Clinical and economic burden of community-acquired pneumonia among adults in the Czech Republic, Hungary, Poland and Slovakia

PLoS One. 2013 Aug 6;8(8):e71375. doi: 10.1371/journal.pone.0071375. Print 2013.


We estimate and describe the incidence rates, mortality, and cost of CAP (community-acquired pneumonia), in both inpatient and outpatient settings, in the Czech Republic (CZ), Slovakia (SK), Poland (PL), and Hungary (HU). A retrospective analysis was conducted on administrative data from the health ministry and insurance reimbursement claims with a primary diagnosis of pneumonia in 2009 to determine hospitalization rates, costs, and mortality in adults ≥50 years of age. Patient chart reviews were conducted to estimate the number of outpatient cases.
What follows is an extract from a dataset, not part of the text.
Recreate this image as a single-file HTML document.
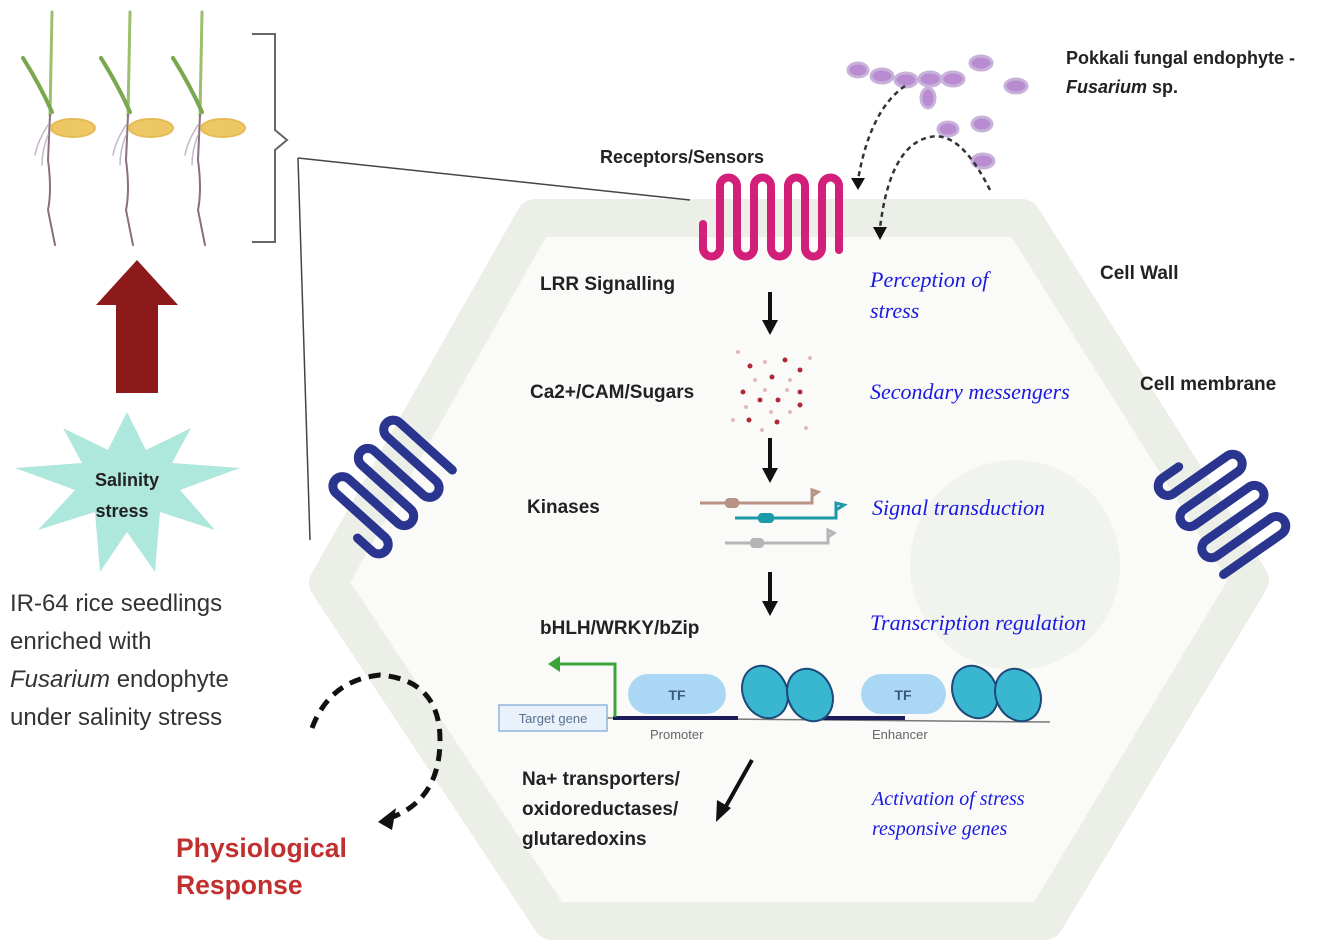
<!DOCTYPE html>
<html><head><meta charset="utf-8"><style>
html,body{margin:0;padding:0;background:#fff;}
svg{display:block;font-family:"Liberation Sans",sans-serif;}
.b{font-weight:bold;fill:#222;font-size:19px;}
.i{font-family:"Liberation Serif",serif;font-style:italic;fill:#1a1ae0;font-size:22px;}
</style></head><body>
<svg width="1340" height="949" viewBox="0 0 1340 949" xmlns="http://www.w3.org/2000/svg">
<!-- cell -->
<polygon points="535,218 1022,218 1250,580 1045,921 552,921 328,583" fill="#fafbf8" stroke="#ebefe8" stroke-width="38" stroke-linejoin="round"/>
<circle cx="1015" cy="565" r="105" fill="#f1f3ef"/>
<!-- seedlings -->
<g stroke-linecap="round" fill="none">
 <g id="sd">
  <path d="M52,12 L50,115" stroke="#9cbf6c" stroke-width="3"/>
  <path d="M23,58 Q40,85 52,112" stroke="#7aa850" stroke-width="4"/>
  <path d="M50,115 L48,160 Q52,190 48,210 Q52,230 55,245" stroke="#8a7080" stroke-width="2"/>
  <path d="M48,125 Q38,140 35,155 M48,135 Q42,150 42,165" stroke="#c4b8c8" stroke-width="1.5"/>
  <ellipse cx="73" cy="128" rx="22" ry="9" fill="#ecc763" stroke="#e6bb55" stroke-width="2"/>
 </g>
 <use href="#sd" x="78"/>
 <use href="#sd" x="150"/>
</g>
<!-- bracket -->
<path d="M252,34 L275,34 L275,130 L287,140 L275,150 L275,242 L252,242" fill="none" stroke="#666" stroke-width="2"/>
<path d="M298,158 L690,200 M298,158 L310,540" stroke="#444" stroke-width="1.5" fill="none"/>
<!-- red arrow -->
<polygon points="137,260 178,305 158,305 158,393 116,393 116,305 96,305" fill="#8c1a1a"/>
<!-- star -->
<polygon points="127,412 146,450 191,428 172,463 240,468 180,490 215,530 160,512 155,572 127,532 100,572 95,512 38,530 75,490 15,468 82,463 63,428 108,450" fill="#aee7dc"/>
<text x="127" y="486" text-anchor="middle" class="b" style="font-size:18px">Salinity</text>
<text x="122" y="517" text-anchor="middle" class="b" style="font-size:18px">stress</text>
<g font-size="24" fill="#333">
<text x="10" y="611">IR-64 rice seedlings</text>
<text x="10" y="649">enriched with</text>
<text x="10" y="687"><tspan font-style="italic">Fusarium</tspan> endophyte</text>
<text x="10" y="725">under salinity stress</text>
</g>
<text x="176" y="857" fill="#c0302e" font-weight="bold" font-size="26.5">Physiological</text>
<text x="176" y="894" fill="#c0302e" font-weight="bold" font-size="26.5">Response</text>
<!-- dashed circular arrow -->
<path d="M312,728 Q330,680 380,675 Q440,680 440,740 Q440,800 390,818" fill="none" stroke="#111" stroke-width="5" stroke-dasharray="12,8"/>
<polygon points="378,822 396,808 392,830" fill="#111"/>
<!-- receptor -->
<path d="M703,224 L703,248 A8.5,8.5 0 0 0 720,248 L720,186 A8.5,8.5 0 0 1 737,186 L737,248 A8.5,8.5 0 0 0 754,248 L754,186 A8.5,8.5 0 0 1 771,186 L771,248 A8.5,8.5 0 0 0 788,248 L788,186 A8.5,8.5 0 0 1 805,186 L805,248 A8.5,8.5 0 0 0 822,248 L822,186 A8.5,8.5 0 0 1 839,186 L839,250" fill="none" stroke="#d21f79" stroke-width="8" stroke-linecap="round"/>
<!-- side coils -->
<g fill="none" stroke="#2a3590" stroke-width="9" stroke-linecap="round">
<path transform="translate(386,487) rotate(-48)" d="M-57,13 L-57,33 A9.5,9.5 0 0 0 -38,33 L-38,-33 A9.5,9.5 0 0 1 -19,-33 L-19,33 A9.5,9.5 0 0 0 0,33 L0,-33 A9.5,9.5 0 0 1 19,-33 L19,33 A9.5,9.5 0 0 0 38,33 L38,-33 A9.5,9.5 0 0 1 57,-33 L57,38"/>
<path transform="translate(1222,506) rotate(55)" d="M-57,13 L-57,33 A9.5,9.5 0 0 0 -38,33 L-38,-33 A9.5,9.5 0 0 1 -19,-33 L-19,33 A9.5,9.5 0 0 0 0,33 L0,-33 A9.5,9.5 0 0 1 19,-33 L19,33 A9.5,9.5 0 0 0 38,33 L38,-33 A9.5,9.5 0 0 1 57,-33 L57,38"/>
</g>
<!-- fungus -->
<g fill="#b98bd0" stroke="#c9b2da" stroke-width="3">
<ellipse cx="858" cy="70" rx="10" ry="7"/><ellipse cx="882" cy="76" rx="11" ry="7"/><ellipse cx="906" cy="80" rx="11" ry="7"/><ellipse cx="930" cy="79" rx="11" ry="7"/><ellipse cx="953" cy="79" rx="11" ry="7"/>
<ellipse cx="928" cy="98" rx="7" ry="10"/><ellipse cx="981" cy="63" rx="11" ry="7"/><ellipse cx="1016" cy="86" rx="11" ry="7"/>
<ellipse cx="948" cy="129" rx="10" ry="7"/><ellipse cx="982" cy="124" rx="10" ry="7"/><ellipse cx="983" cy="161" rx="11" ry="7"/>
</g>
<path d="M905,86 Q870,110 858,180" fill="none" stroke="#333" stroke-width="2.5" stroke-dasharray="5,4"/>
<polygon points="851,178 865,178 858,190" fill="#111"/>
<path d="M990,190 Q960,130 930,137 Q890,145 880,228" fill="none" stroke="#333" stroke-width="2.5" stroke-dasharray="5,4"/>
<polygon points="873,227 887,227 880,240" fill="#111"/>
<text x="1066" y="64" class="b" style="font-size:18px">Pokkali fungal endophyte -</text>
<text x="1066" y="93" class="b" style="font-size:18px"><tspan font-style="italic">Fusarium</tspan> sp.</text>
<!-- labels -->
<text x="600" y="163" class="b" style="font-size:18px">Receptors/Sensors</text>
<text x="540" y="290" class="b">LRR Signalling</text>
<text x="530" y="398" class="b">Ca2+/CAM/Sugars</text>
<text x="527" y="513" class="b">Kinases</text>
<text x="540" y="634" class="b">bHLH/WRKY/bZip</text>
<text x="522" y="785" class="b">Na+ transporters/</text>
<text x="522" y="815" class="b">oxidoreductases/</text>
<text x="522" y="845" class="b">glutaredoxins</text>
<text x="1100" y="279" class="b">Cell Wall</text>
<text x="1140" y="390" class="b">Cell membrane</text>
<text x="870" y="287" class="i">Perception of</text>
<text x="870" y="318" class="i">stress</text>
<text x="870" y="399" class="i">Secondary messengers</text>
<text x="872" y="515" class="i">Signal transduction</text>
<text x="870" y="630" class="i">Transcription regulation</text>
<text x="872" y="805" class="i" style="font-size:20px">Activation of stress</text>
<text x="872" y="835" class="i" style="font-size:20px">responsive genes</text>
<!-- arrows -->
<g stroke="#111" stroke-width="4">
<line x1="770" y1="292" x2="770" y2="322"/><line x1="770" y1="438" x2="770" y2="470"/><line x1="770" y1="572" x2="770" y2="603"/><line x1="752" y1="760" x2="725" y2="808"/>
</g>
<g fill="#111">
<polygon points="762,320 778,320 770,335"/><polygon points="762,468 778,468 770,483"/><polygon points="762,601 778,601 770,616"/><polygon points="717,800 731,808 716,822"/>
</g>
<!-- dots -->
<g fill="#b0283a">
<circle cx="750" cy="366" r="2.5"/><circle cx="785" cy="360" r="2.5"/><circle cx="772" cy="377" r="2.5"/><circle cx="743" cy="392" r="2.5"/><circle cx="800" cy="370" r="2.5"/><circle cx="760" cy="400" r="2.5"/><circle cx="778" cy="400" r="2.5"/><circle cx="800" cy="392" r="2.5"/><circle cx="749" cy="420" r="2.5"/><circle cx="777" cy="422" r="2.5"/><circle cx="800" cy="405" r="2.5"/>
</g>
<g fill="#e0b8c0">
<circle cx="738" cy="352" r="2"/><circle cx="765" cy="362" r="2"/><circle cx="810" cy="358" r="2"/><circle cx="790" cy="380" r="2"/><circle cx="755" cy="380" r="2"/><circle cx="765" cy="390" r="2"/><circle cx="787" cy="390" r="2"/><circle cx="746" cy="407" r="2"/><circle cx="771" cy="412" r="2"/><circle cx="790" cy="412" r="2"/><circle cx="733" cy="420" r="2"/><circle cx="762" cy="430" r="2"/><circle cx="806" cy="428" r="2"/>
</g>
<!-- kinases -->
<g stroke-width="3" fill="none">
<path d="M700,503 L812,503 L812,490 L818,492 L812,496" stroke="#b89283"/>
<path d="M735,518 L836,518 L836,503 L844,505 L836,510" stroke="#1d9aaa"/>
<path d="M725,543 L828,543 L828,530 L834,533 L828,537" stroke="#b5b5b5"/>
</g>
<rect x="725" y="498" width="14" height="10" rx="4" fill="#b89283"/>
<rect x="758" y="513" width="16" height="10" rx="4" fill="#1d9aaa"/>
<rect x="750" y="538" width="14" height="10" rx="4" fill="#b5b5b5"/>
<!-- DNA -->
<path d="M607,718 L1050,722" stroke="#777" stroke-width="1.5"/>
<line x1="613" y1="718" x2="738" y2="718" stroke="#1b1b5a" stroke-width="4"/>
<line x1="818" y1="718" x2="905" y2="718" stroke="#1b1b5a" stroke-width="4"/>
<path d="M615,717 L615,664 L556,664" fill="none" stroke="#3aa43a" stroke-width="3"/>
<polygon points="548,664 560,656 560,672" fill="#3aa43a"/>
<rect x="499" y="705" width="108" height="26" fill="#e9f1fb" stroke="#8eb4de" stroke-width="1.5"/>
<text x="553" y="723" text-anchor="middle" font-size="13" fill="#5a7090">Target gene</text>
<text x="650" y="739" font-size="13" fill="#666">Promoter</text>
<text x="872" y="739" font-size="13" fill="#666">Enhancer</text>
<rect x="628" y="674" width="98" height="40" rx="20" fill="#aad8f4"/>
<rect x="861" y="674" width="85" height="40" rx="20" fill="#aad8f4"/>
<text x="677" y="700" text-anchor="middle" font-size="14" font-weight="bold" fill="#3a5a80">TF</text>
<text x="903" y="700" text-anchor="middle" font-size="14" font-weight="bold" fill="#3a5a80">TF</text>
<g fill="#39b6d0" stroke="#1d4a7a" stroke-width="2">
<ellipse cx="765" cy="692" rx="22" ry="27" transform="rotate(-25 765 692)"/>
<ellipse cx="810" cy="695" rx="22" ry="27" transform="rotate(-25 810 695)"/>
<ellipse cx="975" cy="692" rx="22" ry="27" transform="rotate(-25 975 692)"/>
<ellipse cx="1018" cy="695" rx="22" ry="27" transform="rotate(-25 1018 695)"/>
</g>
</svg>
</body></html>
Among all adults ≥50 years, the incidence of hospitalized CAP per 100,000 person years was: 456.6 (CZ), 504.6 (SK), 363.9 (PL), and 845.3 (HU). The average fatality rate for all adults ≥50 is 19.1%, and for each country; 21.7% (CZ), 20.9% (SK), 18.6% (PL), 17.8% (HU). Incidence, fatality, and likelihood of hospitalization increased with advancing age. Total healthcare costs of CAP in EUR was 12,579,543 (CZ); 9,160,774 (SK); 22,409,085 (PL); and 18,298,449 (HU); with hospitalization representing over 90% of the direct costs of treatment. The burden of CAP increases with advancing age in four CEE countries, with hospitalizations driving the costs of CAP upwards in the elderly population. Mortality rates are generally higher than reported in Western EU countries.

Publication types

  • Research Support, Non-U.S. Gov't

MeSH terms

  • Adult
  • Aged
  • Aged, 80 and over
  • Community-Acquired Infections / economics*
  • Community-Acquired Infections / epidemiology*
  • Cost of Illness
  • Czech Republic / epidemiology
  • Humans
  • Hungary / epidemiology
  • Incidence
  • Middle Aged
  • Mortality
  • Pneumonia / economics*
  • Pneumonia / epidemiology*
  • Poland / epidemiology
  • Slovakia / epidemiology

Grant support

This study was sponsored by Pfizer Inc. CR and PH are co-authors of the manuscript. The funders had no role in study design, data collection and analysis; they, however, revised and authorized the manuscript for publishing.